### Directions
Track down every line below that holds "this" and copy it.

### Stored records
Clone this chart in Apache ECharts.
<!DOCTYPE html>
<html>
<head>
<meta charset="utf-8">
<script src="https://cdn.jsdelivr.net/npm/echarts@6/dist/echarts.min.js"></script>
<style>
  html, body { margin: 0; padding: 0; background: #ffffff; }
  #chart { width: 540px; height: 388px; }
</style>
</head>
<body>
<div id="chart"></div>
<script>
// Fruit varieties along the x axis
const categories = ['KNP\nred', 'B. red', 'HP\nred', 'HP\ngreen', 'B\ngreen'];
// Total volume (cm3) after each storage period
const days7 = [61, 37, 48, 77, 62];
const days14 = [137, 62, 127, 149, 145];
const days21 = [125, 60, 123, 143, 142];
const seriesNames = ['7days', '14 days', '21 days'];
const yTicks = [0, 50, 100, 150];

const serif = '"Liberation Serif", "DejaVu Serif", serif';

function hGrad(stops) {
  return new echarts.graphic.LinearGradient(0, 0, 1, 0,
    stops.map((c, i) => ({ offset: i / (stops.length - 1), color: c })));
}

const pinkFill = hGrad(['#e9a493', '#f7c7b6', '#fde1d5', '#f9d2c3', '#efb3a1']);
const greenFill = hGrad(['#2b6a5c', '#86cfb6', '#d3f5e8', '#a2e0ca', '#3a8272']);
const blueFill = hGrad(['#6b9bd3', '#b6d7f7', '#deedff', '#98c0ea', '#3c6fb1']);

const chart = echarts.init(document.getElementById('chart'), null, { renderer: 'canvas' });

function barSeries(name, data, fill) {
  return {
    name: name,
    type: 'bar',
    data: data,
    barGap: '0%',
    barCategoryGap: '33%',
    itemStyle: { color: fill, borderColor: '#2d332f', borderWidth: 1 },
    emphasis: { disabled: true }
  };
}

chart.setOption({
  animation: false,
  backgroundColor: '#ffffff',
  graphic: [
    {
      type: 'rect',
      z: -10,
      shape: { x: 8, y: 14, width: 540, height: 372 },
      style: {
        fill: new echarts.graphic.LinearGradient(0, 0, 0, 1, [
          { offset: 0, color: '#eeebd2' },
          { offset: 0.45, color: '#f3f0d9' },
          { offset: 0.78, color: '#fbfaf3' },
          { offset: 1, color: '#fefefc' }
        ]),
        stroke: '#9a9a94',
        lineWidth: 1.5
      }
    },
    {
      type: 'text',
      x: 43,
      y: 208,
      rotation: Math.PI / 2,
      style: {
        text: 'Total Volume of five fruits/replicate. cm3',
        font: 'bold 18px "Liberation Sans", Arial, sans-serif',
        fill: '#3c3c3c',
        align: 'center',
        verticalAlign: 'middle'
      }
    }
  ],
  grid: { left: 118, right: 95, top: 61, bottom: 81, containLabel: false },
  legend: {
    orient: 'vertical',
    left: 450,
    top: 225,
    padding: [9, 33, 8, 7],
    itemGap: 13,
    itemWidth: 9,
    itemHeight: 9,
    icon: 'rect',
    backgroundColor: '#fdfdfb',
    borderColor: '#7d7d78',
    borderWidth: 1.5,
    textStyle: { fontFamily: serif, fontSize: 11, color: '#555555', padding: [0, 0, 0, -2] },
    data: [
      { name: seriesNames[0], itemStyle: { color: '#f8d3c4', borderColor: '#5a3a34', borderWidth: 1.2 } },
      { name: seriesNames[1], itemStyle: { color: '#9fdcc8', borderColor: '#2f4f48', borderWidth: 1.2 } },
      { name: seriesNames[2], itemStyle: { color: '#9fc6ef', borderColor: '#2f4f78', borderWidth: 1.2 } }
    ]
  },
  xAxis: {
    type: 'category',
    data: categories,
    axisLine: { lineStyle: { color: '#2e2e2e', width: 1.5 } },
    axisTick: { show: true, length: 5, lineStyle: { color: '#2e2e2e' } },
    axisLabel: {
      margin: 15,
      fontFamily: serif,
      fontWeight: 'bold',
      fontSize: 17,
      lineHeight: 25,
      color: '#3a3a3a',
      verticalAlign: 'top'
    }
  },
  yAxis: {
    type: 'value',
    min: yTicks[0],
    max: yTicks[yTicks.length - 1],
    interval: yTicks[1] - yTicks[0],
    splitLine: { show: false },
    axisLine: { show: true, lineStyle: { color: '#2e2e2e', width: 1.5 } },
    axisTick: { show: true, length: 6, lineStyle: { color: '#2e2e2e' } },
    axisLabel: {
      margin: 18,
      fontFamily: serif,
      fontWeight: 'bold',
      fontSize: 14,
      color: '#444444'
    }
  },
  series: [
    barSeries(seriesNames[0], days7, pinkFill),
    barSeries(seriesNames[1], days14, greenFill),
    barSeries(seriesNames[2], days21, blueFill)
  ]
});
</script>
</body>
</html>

--

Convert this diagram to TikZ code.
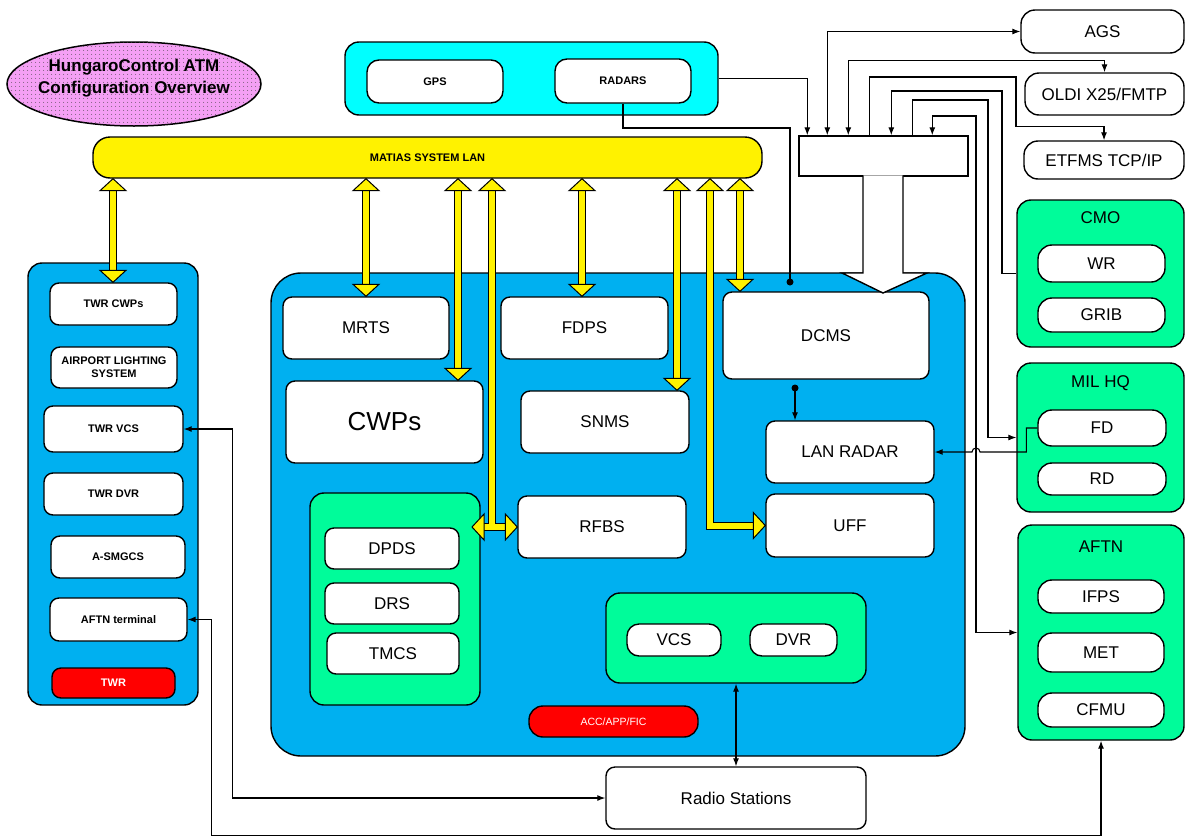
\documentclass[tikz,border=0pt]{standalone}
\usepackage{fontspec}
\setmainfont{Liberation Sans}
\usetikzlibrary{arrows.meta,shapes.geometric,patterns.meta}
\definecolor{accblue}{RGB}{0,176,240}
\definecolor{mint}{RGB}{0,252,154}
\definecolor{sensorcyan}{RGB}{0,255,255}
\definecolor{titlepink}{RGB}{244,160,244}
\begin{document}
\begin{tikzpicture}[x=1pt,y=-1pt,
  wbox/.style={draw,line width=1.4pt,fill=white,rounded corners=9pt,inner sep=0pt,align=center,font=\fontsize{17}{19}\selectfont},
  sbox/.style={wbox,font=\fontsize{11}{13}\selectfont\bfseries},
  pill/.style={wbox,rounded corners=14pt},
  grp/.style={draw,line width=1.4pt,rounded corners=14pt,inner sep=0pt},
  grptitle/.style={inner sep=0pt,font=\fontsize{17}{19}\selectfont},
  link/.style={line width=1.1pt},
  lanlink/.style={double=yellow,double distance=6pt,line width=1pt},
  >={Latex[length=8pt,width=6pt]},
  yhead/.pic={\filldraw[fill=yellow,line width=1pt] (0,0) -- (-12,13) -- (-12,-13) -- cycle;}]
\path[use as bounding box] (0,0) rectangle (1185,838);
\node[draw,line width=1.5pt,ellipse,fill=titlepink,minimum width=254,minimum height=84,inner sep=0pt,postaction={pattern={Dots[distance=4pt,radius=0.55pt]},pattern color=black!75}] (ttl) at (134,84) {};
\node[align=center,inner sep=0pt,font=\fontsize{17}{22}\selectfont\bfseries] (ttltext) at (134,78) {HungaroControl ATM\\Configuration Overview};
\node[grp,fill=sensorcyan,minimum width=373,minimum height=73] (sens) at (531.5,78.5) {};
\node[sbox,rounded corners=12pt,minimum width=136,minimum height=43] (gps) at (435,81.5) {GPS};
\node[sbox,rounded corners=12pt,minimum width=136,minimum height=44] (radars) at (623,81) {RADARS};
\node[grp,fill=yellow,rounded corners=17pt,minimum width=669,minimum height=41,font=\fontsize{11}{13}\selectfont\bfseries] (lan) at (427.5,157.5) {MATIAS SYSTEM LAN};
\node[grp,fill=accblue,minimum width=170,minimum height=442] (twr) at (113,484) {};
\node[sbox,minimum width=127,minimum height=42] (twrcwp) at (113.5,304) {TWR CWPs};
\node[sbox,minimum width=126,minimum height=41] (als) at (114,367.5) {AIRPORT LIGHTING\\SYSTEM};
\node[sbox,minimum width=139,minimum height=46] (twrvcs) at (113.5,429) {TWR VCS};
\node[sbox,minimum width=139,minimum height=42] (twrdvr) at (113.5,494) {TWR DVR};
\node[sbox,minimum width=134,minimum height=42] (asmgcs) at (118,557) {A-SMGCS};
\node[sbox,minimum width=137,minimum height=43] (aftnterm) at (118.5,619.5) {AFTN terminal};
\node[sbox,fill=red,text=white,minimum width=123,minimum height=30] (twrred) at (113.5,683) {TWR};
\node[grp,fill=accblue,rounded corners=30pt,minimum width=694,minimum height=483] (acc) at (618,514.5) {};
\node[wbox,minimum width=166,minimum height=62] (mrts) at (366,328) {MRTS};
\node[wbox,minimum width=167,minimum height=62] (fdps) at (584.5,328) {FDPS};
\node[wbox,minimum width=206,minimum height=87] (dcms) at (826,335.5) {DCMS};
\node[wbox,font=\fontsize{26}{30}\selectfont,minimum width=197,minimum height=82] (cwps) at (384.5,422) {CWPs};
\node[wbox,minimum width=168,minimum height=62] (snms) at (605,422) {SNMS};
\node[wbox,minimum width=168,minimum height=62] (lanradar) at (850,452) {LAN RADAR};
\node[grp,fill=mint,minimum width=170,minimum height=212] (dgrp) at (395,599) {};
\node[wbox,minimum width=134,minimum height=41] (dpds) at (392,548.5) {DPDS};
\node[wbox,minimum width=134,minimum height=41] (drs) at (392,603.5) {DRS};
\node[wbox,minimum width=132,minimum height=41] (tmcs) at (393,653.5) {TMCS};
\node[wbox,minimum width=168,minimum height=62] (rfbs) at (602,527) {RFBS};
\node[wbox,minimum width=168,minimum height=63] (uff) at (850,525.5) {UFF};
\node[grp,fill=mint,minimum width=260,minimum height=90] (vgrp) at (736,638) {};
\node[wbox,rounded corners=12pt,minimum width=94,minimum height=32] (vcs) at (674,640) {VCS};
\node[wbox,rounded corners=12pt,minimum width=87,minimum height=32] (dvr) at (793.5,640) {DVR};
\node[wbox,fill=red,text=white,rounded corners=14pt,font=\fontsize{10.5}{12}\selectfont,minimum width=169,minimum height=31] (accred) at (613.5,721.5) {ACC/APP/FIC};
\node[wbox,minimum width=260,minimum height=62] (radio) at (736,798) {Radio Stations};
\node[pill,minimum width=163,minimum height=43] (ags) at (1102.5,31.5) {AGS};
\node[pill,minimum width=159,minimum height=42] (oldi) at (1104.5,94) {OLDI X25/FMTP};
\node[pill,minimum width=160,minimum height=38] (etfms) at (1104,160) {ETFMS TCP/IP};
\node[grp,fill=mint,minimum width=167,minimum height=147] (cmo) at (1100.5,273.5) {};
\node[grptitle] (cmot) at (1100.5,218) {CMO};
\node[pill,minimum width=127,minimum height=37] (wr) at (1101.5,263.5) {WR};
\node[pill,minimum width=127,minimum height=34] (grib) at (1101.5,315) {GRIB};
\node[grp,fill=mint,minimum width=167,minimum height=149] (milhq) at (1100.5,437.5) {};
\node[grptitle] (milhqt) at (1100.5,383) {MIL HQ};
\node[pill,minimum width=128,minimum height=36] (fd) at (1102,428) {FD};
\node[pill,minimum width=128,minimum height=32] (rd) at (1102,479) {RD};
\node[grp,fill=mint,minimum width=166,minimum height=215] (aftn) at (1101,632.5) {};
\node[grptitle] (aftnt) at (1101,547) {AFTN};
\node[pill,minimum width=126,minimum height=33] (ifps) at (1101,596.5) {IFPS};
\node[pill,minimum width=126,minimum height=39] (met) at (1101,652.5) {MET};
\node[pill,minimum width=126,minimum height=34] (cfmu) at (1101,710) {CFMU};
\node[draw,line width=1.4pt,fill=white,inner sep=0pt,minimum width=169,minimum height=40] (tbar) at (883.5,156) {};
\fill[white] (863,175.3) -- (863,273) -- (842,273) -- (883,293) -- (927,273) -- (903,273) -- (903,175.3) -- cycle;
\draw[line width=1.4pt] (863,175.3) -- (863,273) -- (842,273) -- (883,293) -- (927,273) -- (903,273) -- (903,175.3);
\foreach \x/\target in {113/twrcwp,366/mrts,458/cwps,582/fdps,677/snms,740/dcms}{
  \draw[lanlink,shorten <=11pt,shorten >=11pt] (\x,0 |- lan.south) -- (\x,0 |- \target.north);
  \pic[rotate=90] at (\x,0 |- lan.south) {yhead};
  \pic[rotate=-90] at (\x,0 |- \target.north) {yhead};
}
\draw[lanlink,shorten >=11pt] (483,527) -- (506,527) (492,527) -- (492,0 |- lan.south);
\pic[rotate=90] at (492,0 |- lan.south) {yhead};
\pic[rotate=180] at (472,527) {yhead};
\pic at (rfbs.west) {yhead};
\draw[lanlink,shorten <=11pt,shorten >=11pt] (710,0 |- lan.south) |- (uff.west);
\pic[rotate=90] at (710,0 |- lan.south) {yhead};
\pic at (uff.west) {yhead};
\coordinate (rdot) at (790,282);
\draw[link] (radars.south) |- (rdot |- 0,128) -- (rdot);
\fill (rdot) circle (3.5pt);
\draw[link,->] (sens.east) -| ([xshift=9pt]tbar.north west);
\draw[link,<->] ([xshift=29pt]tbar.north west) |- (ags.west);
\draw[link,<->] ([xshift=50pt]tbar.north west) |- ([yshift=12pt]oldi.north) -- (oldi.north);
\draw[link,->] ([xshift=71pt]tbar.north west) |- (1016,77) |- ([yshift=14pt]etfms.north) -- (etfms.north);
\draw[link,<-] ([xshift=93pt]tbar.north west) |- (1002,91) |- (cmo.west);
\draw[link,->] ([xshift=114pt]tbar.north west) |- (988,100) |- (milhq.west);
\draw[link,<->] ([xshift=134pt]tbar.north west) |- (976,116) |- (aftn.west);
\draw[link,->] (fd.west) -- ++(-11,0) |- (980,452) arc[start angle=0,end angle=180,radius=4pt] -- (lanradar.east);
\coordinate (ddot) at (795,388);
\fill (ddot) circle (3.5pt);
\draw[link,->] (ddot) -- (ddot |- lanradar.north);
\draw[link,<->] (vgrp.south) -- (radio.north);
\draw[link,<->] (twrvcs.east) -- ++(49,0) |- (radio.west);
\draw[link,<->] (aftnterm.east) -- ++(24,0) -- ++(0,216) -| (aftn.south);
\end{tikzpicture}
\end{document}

### Reply to the exercise
Clone this chart in Apache ECharts.
Convert this diagram to TikZ code.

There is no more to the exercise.